Modifikasi dengan penambahan selektor berbentuk lingkaran berupa penambahan atau penempatan bingkai jeruji pada bagian badan (body) dan berfungsi untuk menyeleksi hasil tangkapan berdasarkan ukuran. Ikan-ikan berukuran besar akan tertahan di selektor, sementara yang berukuran kecil akan masuk ke bagian kantong, sehingga hasil tangkapan tidak bercampur di bagian kantong jaring sehingga akan lebih memudahkan dalam penyortiran/pemilahan hasil tangkapan.

BED digunakan di Indonesia setelah timbulnya larangan penggunaan trawl dengan tujuan utama untuk mengurangi hasil tangkapan sampingan terutama yang berupa biota dasar (Subani dan Barus, 1989).

Letak perbedaannya adalah pada TED terdapat pintu atau jendela yang dapat digunakan untuk mengambil hasil tangkapannya, yang mana tidak terdapat pada modifikasi arad ini. Dengan terseleksinya hasil tangkapan, diharapkan kondisi hasil tangkapan yang diperoleh akan lebih baik.

Penggunaan mata jaring berbentuk bujursangkar (square mesh) pada bagian kantong jaring memiliki keunggulan dibandingkan dengan mata jaring biasa yang umumnya berbentuk diamond, yaitu akan selalu dalam keadaan terbuka pada saat operasi penarikan jaring menyusuri dasar perairan. Dengan kondisi yang demikian, penarikan jaring akan lebih ringan sehingga menghemat bahan bakar dan tenaga kerja. Disamping itu, untuk pelestarian sumberdaya ikan, dengan memberi kesempatan pada ikan-ikan berukuran kecil untuk dapat meloloskan diri.

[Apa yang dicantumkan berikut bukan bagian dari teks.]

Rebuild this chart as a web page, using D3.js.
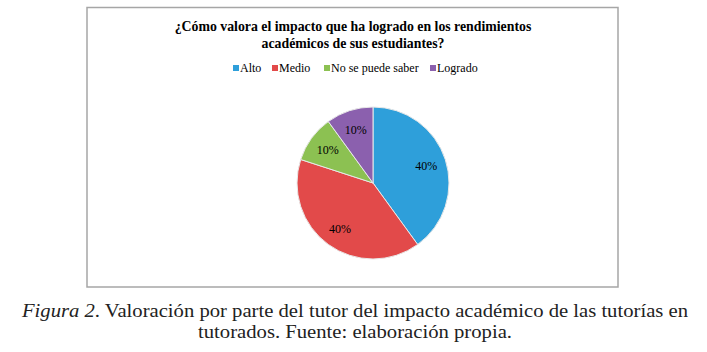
<!DOCTYPE html>
<html><head><meta charset="utf-8">
<script src="https://cdn.jsdelivr.net/npm/d3@7"></script>
<style>
body{margin:0;background:#fff}svg{display:block}
svg text{font-family:"Liberation Serif","Times New Roman",serif}
</style>
</head><body>
<svg id="c" width="707" height="352"></svg>
<script>
const categories = ["Alto", "Medio", "No se puede saber", "Logrado"];
const values = [40, 40, 10, 10];
const colors = ["#2E9FDA", "#E24A4A", "#8CC152", "#8B60AE"];
const titleLines = ["¿Cómo valora el impacto que ha logrado en los rendimientos", "académicos de sus estudiantes?"];
const captionItalic = "Figura 2";
const captionLine1 = ". Valoración por parte del tutor del impacto académico de las tutorías en";
const captionLine2 = "tutorados. Fuente: elaboración propia.";

const svg = d3.select("#c");

// frame
svg.append("rect").attr("x", 87).attr("y", 7.5).attr("width", 531).attr("height", 279.5)
  .attr("fill", "#fff").attr("stroke", "#a6a6a6").attr("stroke-width", 1.5);

// title
svg.append("g").selectAll("text").data(titleLines).join("text")
  .attr("x", 353).attr("y", (d, i) => 31 + i * 17)
  .attr("text-anchor", "middle")
  .attr("font-weight", "bold").attr("font-size", 13.8).attr("fill", "#000")
  .text(d => d);

// legend
const legendX = [233, 272, 324, 430];
const lg = svg.append("g").selectAll("g").data(categories).join("g")
  .attr("transform", (d, i) => `translate(${legendX[i]},72)`);
lg.append("rect").attr("x", 0).attr("y", -7).attr("width", 6).attr("height", 6)
  .attr("fill", (d, i) => colors[i]);
lg.append("text").attr("x", 7).attr("y", 0)
  .attr("font-size", 12).attr("fill", "#000").text(d => d);

// pie
const cx = 373, cy = 183, r = 76;
const pie = d3.pie().sort(null).value(d => d)(values);
const arc = d3.arc().innerRadius(0).outerRadius(r);
const labelArc = d3.arc().innerRadius(56).outerRadius(56);
const g = svg.append("g").attr("transform", `translate(${cx},${cy})`);
g.selectAll("path").data(pie).join("path")
  .attr("d", arc).attr("fill", (d, i) => colors[i])
  .attr("stroke", "#e8e8e8").attr("stroke-width", 1);
g.selectAll("text").data(pie).join("text")
  .attr("transform", d => `translate(${labelArc.centroid(d)})`)
  .attr("dy", "0.35em").attr("text-anchor", "middle")
  .attr("font-size", 12).attr("fill", "#000")
  .text(d => d.data + "%");

// caption
const cap = svg.append("text").attr("x", 355).attr("y", 317).attr("text-anchor", "middle")
  .attr("textLength", 666).attr("lengthAdjust", "spacingAndGlyphs")
  .attr("font-size", 19).attr("fill", "#222");
cap.append("tspan").attr("font-style", "italic").text(captionItalic);
cap.append("tspan").text(captionLine1);
svg.append("text").attr("x", 355).attr("y", 338).attr("text-anchor", "middle")
  .attr("textLength", 314).attr("lengthAdjust", "spacingAndGlyphs")
  .attr("font-size", 19).attr("fill", "#222").text(captionLine2);
</script>
</body></html>
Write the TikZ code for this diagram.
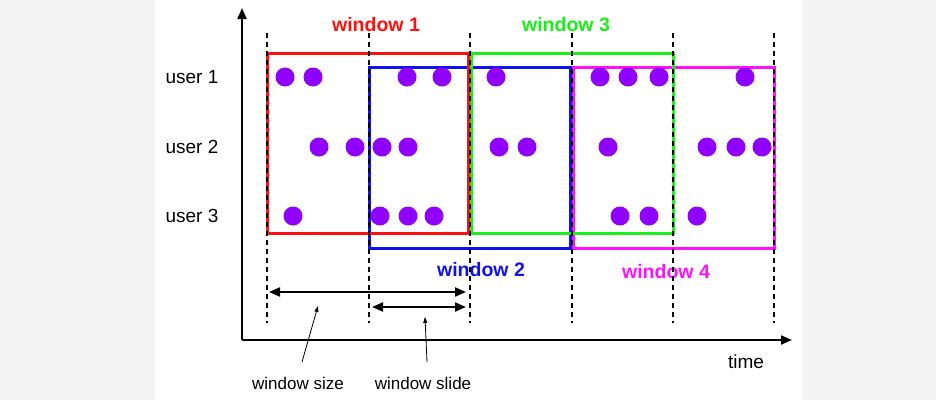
\documentclass[tikz,border=0pt]{standalone}
\usepackage{fontspec}
\setmainfont{Liberation Sans}
\usepackage{xcolor}
\usetikzlibrary{arrows.meta}
\definecolor{cbg}{HTML}{F4F4F4}
\definecolor{cwone}{HTML}{FF1010}
\definecolor{cwtwo}{HTML}{1010F0}
\definecolor{cwthree}{HTML}{18F018}
\definecolor{cwfour}{HTML}{FF10FF}
\definecolor{cev}{HTML}{9000FF}

\begin{document}
\begin{tikzpicture}[x=1pt,y=-1pt,>={Triangle[length=11pt,width=9pt]},
  win/.style={line width=3pt},
  wlabel/.style={font=\fontsize{19.5}{22}\selectfont\bfseries},
  ulabel/.style={font=\fontsize{19}{22}\selectfont},
  slabel/.style={font=\fontsize{17}{20}\selectfont},
  ev/.style={fill=cev},
  tick/.style={line width=2pt,dash pattern=on 5pt off 4pt},
  ptr/.style={line width=0.8pt,-{Triangle[length=6pt,width=4pt]}}]
  \useasboundingbox (0,0) rectangle (936,400);
  \fill[cbg] (0,0) rectangle (936,400);
  \fill[white] (155,0) rectangle (802,400);
  % axes
  \coordinate (origin) at (242,340);
  \coordinate (ytop) at (242,8);
  \coordinate (xend) at (792,340);
  \draw[line width=2pt,->] (origin) -- (ytop);
  \draw[line width=2pt,->] (origin) -- (xend);
  \node[ulabel] (time) at (746,362) {time};
  % users
  \node[ulabel] (u1) at (192,77) {user 1};
  \node[ulabel] (u2) at (192,147) {user 2};
  \node[ulabel] (u3) at (192,216) {user 3};
  % windows
  \draw[win,cwtwo] (369,67) rectangle (570.5,248);
  \draw[win,cwfour] (573.5,67) rectangle (774,248);
  \draw[win,cwone] (267,53) rectangle (468.5,233);
  \draw[win,cwthree] (471.5,53) rectangle (673,233);
  \node[wlabel,cwone] (w1) at (376,25) {window 1};
  \node[wlabel,cwthree] (w3) at (566,25) {window 3};
  \node[wlabel,cwtwo] (w2) at (481,270) {window 2};
  \node[wlabel,cwfour] (w4) at (666,272) {window 4};
  % events
  \foreach \x in {285,313,407,442,496,600,628,659,745}
    \fill[ev] (\x,77) circle (9.5pt);
  \foreach \x in {319,355,382,408,499,527,608,707,736,762}
    \fill[ev] (\x,147) circle (9.5pt);
  \foreach \x in {293,380,408,434,620,649,697}
    \fill[ev] (\x,216) circle (9.5pt);
  % slide boundaries
  \foreach \x in {267,369,470,572,673,774}
    \draw[tick] (\x,33) -- (\x,323);
  % size and slide
  \coordinate (s0) at (269,292);
  \coordinate (s1) at (466,292);
  \coordinate (d0) at (372,307);
  \coordinate (d1) at (466,307);
  \draw[line width=2pt,<->] (s0) -- (s1);
  \draw[line width=2pt,<->] (d0) -- (d1);
  \node[slabel] (lsize) at (298,383) {window size};
  \node[slabel] (lslide) at (423,383) {window slide};
  \coordinate (psize0) at (302,362);
  \coordinate (psize1) at (318,306);
  \coordinate (pslide0) at (427,362);
  \coordinate (pslide1) at (425,317);
  \draw[ptr] (psize0) -- (psize1);
  \draw[ptr] (pslide0) -- (pslide1);
\end{tikzpicture}
\end{document}
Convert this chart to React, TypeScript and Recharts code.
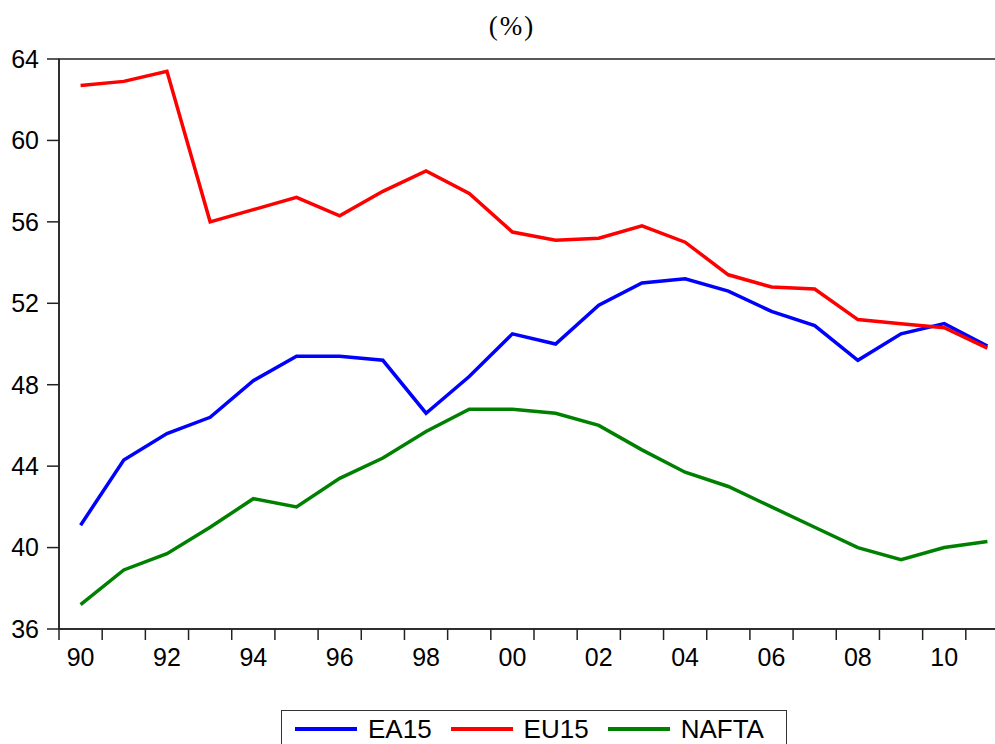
import React from "react";
import {
  LineChart,
  Line,
  XAxis,
  YAxis,
  Legend,
  ReferenceArea,
} from "recharts";

// years on the x axis (shown as two-digit labels)
const years = [
  1990, 1991, 1992, 1993, 1994, 1995, 1996, 1997, 1998, 1999, 2000,
  2001, 2002, 2003, 2004, 2005, 2006, 2007, 2008, 2009, 2010, 2011,
];

const ea15 = [
  41.1, 44.3, 45.6, 46.4, 48.2, 49.4, 49.4, 49.2, 46.6, 48.4, 50.5,
  50.0, 51.9, 53.0, 53.2, 52.6, 51.6, 50.9, 49.2, 50.5, 51.0, 49.9,
];

const eu15 = [
  62.7, 62.9, 63.4, 56.0, 56.6, 57.2, 56.3, 57.5, 58.5, 57.4, 55.5,
  55.1, 55.2, 55.8, 55.0, 53.4, 52.8, 52.7, 51.2, 51.0, 50.8, 49.8,
];

const nafta = [
  37.2, 38.9, 39.7, 41.0, 42.4, 42.0, 43.4, 44.4, 45.7, 46.8, 46.8,
  46.6, 46.0, 44.8, 43.7, 43.0, 42.0, 41.0, 40.0, 39.4, 40.0, 40.3,
];

const yTicks = [36, 40, 44, 48, 52, 56, 60, 64];

const data = years.map((year, i) => ({
  year,
  EA15: ea15[i],
  EU15: eu15[i],
  NAFTA: nafta[i],
}));

// ticks sit on the borders between years, labels in the middle
const boundaryTicks = [...years.map((y) => y - 0.5), years[years.length - 1] + 0.5];

const CHART_W = 1030;
const CHART_H = 744;
const Y_AXIS_W = 59;
const MARGIN = { top: 59, right: 21, left: 0, bottom: 0 };
const BAND = (CHART_W - MARGIN.left - MARGIN.right - Y_AXIS_W) / years.length;

const SANS = '"Liberation Sans", Arial, sans-serif';

const series = [
  { key: "EA15", color: "#0000ff" },
  { key: "EU15", color: "#ff0000" },
  { key: "NAFTA", color: "#008000" },
];

function YearTick(props: any) {
  const { x, y, payload } = props;
  const year = payload.value + 0.5;
  if (year % 2 !== 0 || year > years[years.length - 1]) return <g />;
  const label = String(year % 100).padStart(2, "0");
  return (
    <text
      x={x + BAND / 2}
      y={y}
      dy="0.71em"
      textAnchor="middle"
      fontSize={25}
      fontFamily={SANS}
      fill="#000"
    >
      {label}
    </text>
  );
}

function BoxLegend() {
  return (
    <div
      style={{
        display: "flex",
        alignItems: "center",
        boxSizing: "border-box",
        width: 506,
        height: 37,
        border: "1.5px solid #333",
        paddingLeft: 13,
        fontFamily: SANS,
        fontSize: 26,
        lineHeight: "30px",
        color: "#000",
        background: "#fff",
      }}
    >
      {series.map((s, i) => (
        <div
          key={s.key}
          style={{ display: "flex", alignItems: "center", marginLeft: i === 0 ? 0 : 19 }}
        >
          <div style={{ width: 62, height: 4, background: s.color }} />
          <span style={{ marginLeft: 11 }}>{s.key}</span>
        </div>
      ))}
    </div>
  );
}

export default function App() {
  return (
    <div
      style={{
        position: "absolute",
        left: 0,
        top: 0,
        width: 995,
        height: 744,
        overflow: "hidden",
        background: "#fff",
      }}
    >
      <div
        style={{
          position: "absolute",
          left: 0,
          width: 1024,
          top: 11,
          textAlign: "center",
          fontFamily: '"Liberation Serif", "Times New Roman", serif',
          fontSize: 27,
          letterSpacing: 2,
          zIndex: 2,
        }}
      >
        (%)
      </div>
      <LineChart width={CHART_W} height={CHART_H} data={data} margin={MARGIN}>
        <XAxis
          dataKey="year"
          type="number"
          domain={[1989.5, 2011.5]}
          ticks={boundaryTicks}
          interval={0}
          height={115}
          tickSize={11}
          tickMargin={8}
          axisLine={{ stroke: "#222", strokeWidth: 1.5 }}
          tickLine={{ stroke: "#222", strokeWidth: 1.5 }}
          tick={<YearTick />}
        />
        <YAxis
          domain={[36, 64]}
          ticks={yTicks}
          interval={0}
          width={Y_AXIS_W}
          tickSize={12}
          tickMargin={8}
          axisLine={{ stroke: "#222", strokeWidth: 1.5 }}
          tickLine={{ stroke: "#222", strokeWidth: 1.5 }}
          tick={{ fontSize: 25, fontFamily: SANS, fill: "#000" }}
        />
        <ReferenceArea
          x1={1989.5}
          x2={2011.5}
          y1={36}
          y2={64}
          fill="none"
          stroke="#222"
          strokeWidth={1.5}
          ifOverflow="visible"
        />
        {series.map((s) => (
          <Line
            key={s.key}
            type="linear"
            dataKey={s.key}
            stroke={s.color}
            strokeWidth={3.5}
            dot={false}
            isAnimationActive={false}
          />
        ))}
        <Legend
          content={<BoxLegend />}
          wrapperStyle={{ left: 281, top: 710, width: 506, height: 0, overflow: "visible" }}
        />
      </LineChart>
    </div>
  );
}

Salah satu bentuk modifikasi yang telah sukses diterapkan adalah penggunaan mata jaring bujursangkar (square mesh) pada bagian kantong (cod ends). Cara kerjanya dengan memanfaatkan perbedaan tingkah laku udang dan ikan. Tidak seperti udang, ikan akan menjaga jarak dengan jaring yang sedang bergerak dalam pengoperasian, sampai lelah dan terbawa ke arah kantong (condends). Di dalam jaring, ikan-ikan akan berusaha meloloskan diri melalui bagian atas dan sisi dalam dari kantong jaring.

Sebaliknya, udang memiliki reaksi yang lebih terbatas terhadap trawl. Aliran air akan memaksa udang untuk menghadang jaring dan terbawa ke bagian dasar jaring hingga ke bagian kantong (cod ends) (http//:www.fisheries.nsw.gov.au).